Do I just need to install the package manager itself, or does it have other
dependencie? For instance, does it use batch scripts that require FreeCOM? Does
it, in general, require the presence of any FreeDOS components other than
itself?

 
> We did have older installers which tried to automatically
> insert FreeDOS at places where other MS operating systems
> already are present, but there are too many possibilities
> to smoothly handle them all and in particular new Windows
> versions have too little DOS in them for our installers to
> be able to properly edit multi boot related files. So this
> is something to be better done by hand. As experienced DOS
> user, you will understand how to do it and as human, you
> will be able to adjust it to your system :-)

Fair enough.
 
> Regarding your user space installer, where would you want to
> run it? Inside an existing DOS? Then it would have to leave
> the SYS and config / autoexec edit steps to the user, as too
> many variants are possible. It would basically just be some
> way to run the package manager with user-specified source and
> target locations and a wildcard list of packages to install.
> 
> Maybe some experienced package manager user can give us the
> syntax for doing exactly that with very little typing :-)
> 
> You would neither want to FDISK nor FORMAT when doing those
> steps from an already existing DOS, obviously, to keep that.

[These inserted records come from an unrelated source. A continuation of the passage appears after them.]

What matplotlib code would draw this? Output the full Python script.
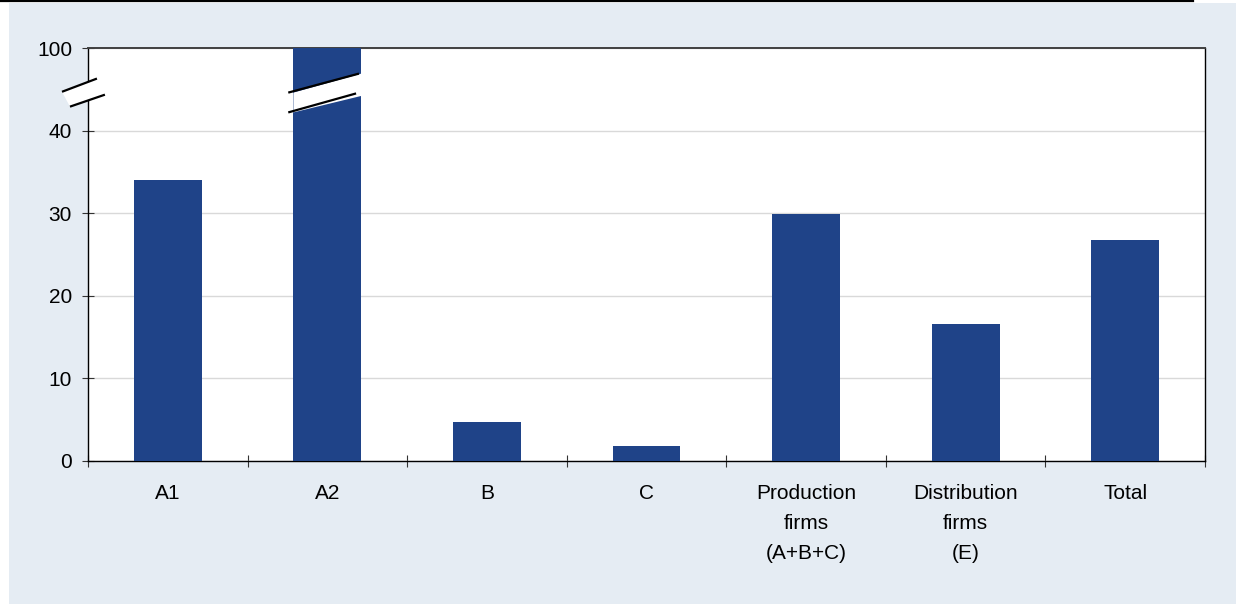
import matplotlib
matplotlib.use("Agg")
import matplotlib.pyplot as plt
from matplotlib.patches import Rectangle, Polygon
from matplotlib.lines import Line2D

# ---- data ----
categories = ["A1", "A2", "B", "C", "Production\nfirms\n(A+B+C)", "Distribution\nfirms\n(E)", "Total"]
values = [34.0, 100.0, 4.7, 1.8, 29.9, 16.6, 26.7]
ytick_values = [0, 10, 20, 30, 40, 100]
ytick_labels = ["0", "10", "20", "30", "40", "100"]

# ---- broken axis mapping: 40..100 compressed into 40..50 ----
BREAK_LOW, BREAK_HIGH, TOP_POS = 40.0, 100.0, 50.0


def to_axis(v):
    if v <= BREAK_LOW:
        return v
    return BREAK_LOW + (v - BREAK_LOW) * (TOP_POS - BREAK_LOW) / (BREAK_HIGH - BREAK_LOW)


plt.rcParams["font.family"] = ["Liberation Sans", "DejaVu Sans"]

W, H = 1236, 604
fig = plt.figure(figsize=(W / 100, H / 100), dpi=100)
fig.patch.set_facecolor("white")

BG = "#E5ECF3"
BAR = "#1F4388"
fig.patches.append(Rectangle((9 / W, 0), 1 - 9 / W, 1 - 3 / H, transform=fig.transFigure,
                             facecolor=BG, edgecolor="none", zorder=-10))
fig.lines.append(Line2D([0, 1193 / W], [1 - 1 / H, 1 - 1 / H], transform=fig.transFigure,
                        color="black", linewidth=1.6, zorder=-5))

ax = fig.add_axes([88 / W, 1 - 461 / H, (1205 - 88) / W, (461 - 48) / H])
ax.set_zorder(1)
ax.set_facecolor("white")

xs = list(range(len(categories)))
heights = [to_axis(v) for v in values]
ax.bar(xs, heights, width=0.425, color=BAR, zorder=3)

ax.set_xlim(-0.5, len(categories) - 0.5)
ax.set_ylim(0, TOP_POS)

ax.set_yticks([to_axis(v) for v in ytick_values])
ax.set_yticklabels(ytick_labels)
ax.yaxis.grid(True, color="#D9D9D9", linewidth=1.0, zorder=0)
ax.set_axisbelow(True)

ax.set_xticks(xs)
ax.set_xticklabels(categories, linespacing=1.75)
ax.set_xticks([x - 0.5 for x in xs] + [len(categories) - 0.5], minor=True)
ax.tick_params(axis="x", which="major", length=0, pad=16.5, labelsize=15, colors="black")
ax.tick_params(axis="x", which="minor", direction="inout", length=8.6, width=0.8, color="#333333")
ax.tick_params(axis="y", which="major", direction="inout", length=8.6, width=0.8, pad=7.2,
               labelsize=15, color="#333333")

for side in ["left", "bottom", "right"]:
    ax.spines[side].set_color("black")
    ax.spines[side].set_linewidth(1.0)
ax.spines["top"].set_color("#404040")
ax.spines["top"].set_linewidth(1.4)

# ---- break marks ----
# on the y axis (x in data units, outside the axes)
ya_up = [(-0.663, 44.7), (-0.444, 46.3)]
ya_lo = [(-0.613, 42.9), (-0.394, 44.35)]
ax.add_patch(Polygon(ya_up + ya_lo[::-1], closed=True, facecolor="white", edgecolor="none",
                     zorder=5, clip_on=False))
for seg in (ya_up, ya_lo):
    ax.plot([p[0] for p in seg], [p[1] for p in seg], color="black", lw=1.6, zorder=6,
            clip_on=False, solid_capstyle="butt")

# on the A2 bar
bx = xs[1]
b_up = [(bx - 0.245, 44.6), (bx + 0.198, 46.9)]
b_lo = [(bx - 0.245, 42.2), (bx + 0.180, 44.5)]
ax.add_patch(Polygon([(bx - 0.213, 44.6), (bx + 0.213, 46.9), (bx + 0.213, 44.2), (bx - 0.213, 42.2)],
                     closed=True, facecolor="white", edgecolor="none", zorder=4))
for seg in (b_up, b_lo):
    ax.plot([p[0] for p in seg], [p[1] for p in seg], color="black", lw=1.6, zorder=6,
            solid_capstyle="butt")

fig.savefig("out.png", dpi=100, facecolor=fig.get_facecolor())
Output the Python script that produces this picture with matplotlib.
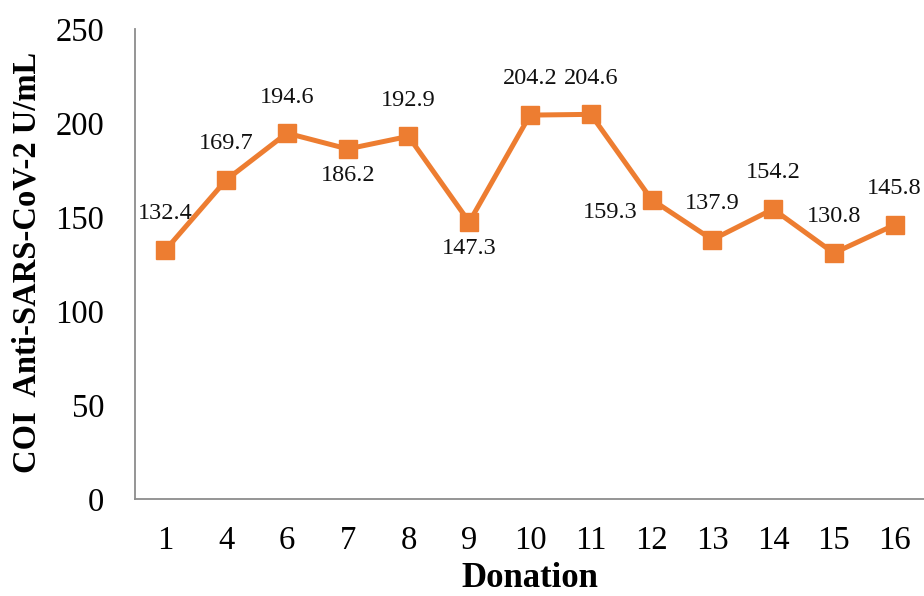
import matplotlib
matplotlib.use("Agg")
import matplotlib.pyplot as plt

donations = ["1", "4", "6", "7", "8", "9", "10", "11", "12", "13", "14", "15", "16"]
coi_values = [132.4, 169.7, 194.6, 186.2, 192.9, 147.3, 204.2, 204.6, 159.3, 137.9, 154.2, 130.8, 145.8]
label_place = ["above", "above", "above", "below", "above", "below", "above", "above",
               "left", "above", "above", "above", "above"]
yticks = [0, 50, 100, 150, 200, 250]

offsets = {"above": (0, 26), "below": (0, -19), "left": (-30, -9)}

fig = plt.figure(figsize=(9.24, 5.96), dpi=100)
ax = fig.add_axes([135/924, 1-499/596, 790/924, 470/596])

x = list(range(len(donations)))
ax.plot(x, coi_values, color="#ED7D31", linewidth=3.6, marker="s", markersize=13.5,
        markerfacecolor="#ED7D31", markeredgecolor="#ED7D31", zorder=3, clip_on=False)

for xi, v, p in zip(x, coi_values, label_place):
    dx, dy = offsets[p]
    ax.annotate(f"{v:.1f}", (xi, v), xytext=(dx, dy), textcoords="offset points",
                ha="center", va="center", fontsize=17.5, family="Liberation Serif",
                color="#111111")

ax.set_xlim(-0.5, len(donations) - 0.5)
ax.set_ylim(0, 250)
ax.set_xticks(x)
ax.set_xticklabels(donations)
ax.set_yticks(yticks)
ax.tick_params(axis="both", length=0, labelsize=23.5)
ax.tick_params(axis="y", pad=22)
ax.tick_params(axis="x", pad=19)
for lab in ax.get_xticklabels() + ax.get_yticklabels():
    lab.set_family("Liberation Serif")

for s in ["top", "right"]:
    ax.spines[s].set_visible(False)
for s in ["left", "bottom"]:
    ax.spines[s].set_color("#8c8c8c")
    ax.spines[s].set_linewidth(1.3)

fig.text(27/924, 1-262/596, "COI  Anti-SARS-CoV-2 U/mL", rotation=90, ha="center", va="center",
         fontsize=23.5, fontweight="bold", family="Liberation Serif")
fig.text(530/924, 0.001, "Donation", ha="center", va="bottom",
         fontsize=25, fontweight="bold", family="Liberation Serif")

fig.savefig("out.png", dpi=100)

The userspace installer is a separate idea from the "within DOS" installer, and
would run from within a multitasking OS such as *nix or Windows (modern 
NT-kernel Windows, not DOS-kernel Windows). The primary component would be a
*nix or Win32/64 implementation of the FreeDOS package manager, which would
unpack FreeDOS packages selected by the user to the mountpoint of a specified
FAT partition or disk image. Optional functions could include writing a boot
sector and providing a default autoexec.bat / config.sys when there is not an
existing DOS installation on the disk / image provided, and potentially even
creating a new disk image or partitioning a disk. If the above optional features
were included, it present the user with the following menu when run:

"Welcome to the FreeDOS installer for Linux!

Do you want to:
1) Manage FreeDOS packages on a FAT partition mounted on this machine?
2) Create a FreeDOS disk image for use in a virtual machine?
3) Install FreeDOS to an unused disk or partition on this machine?"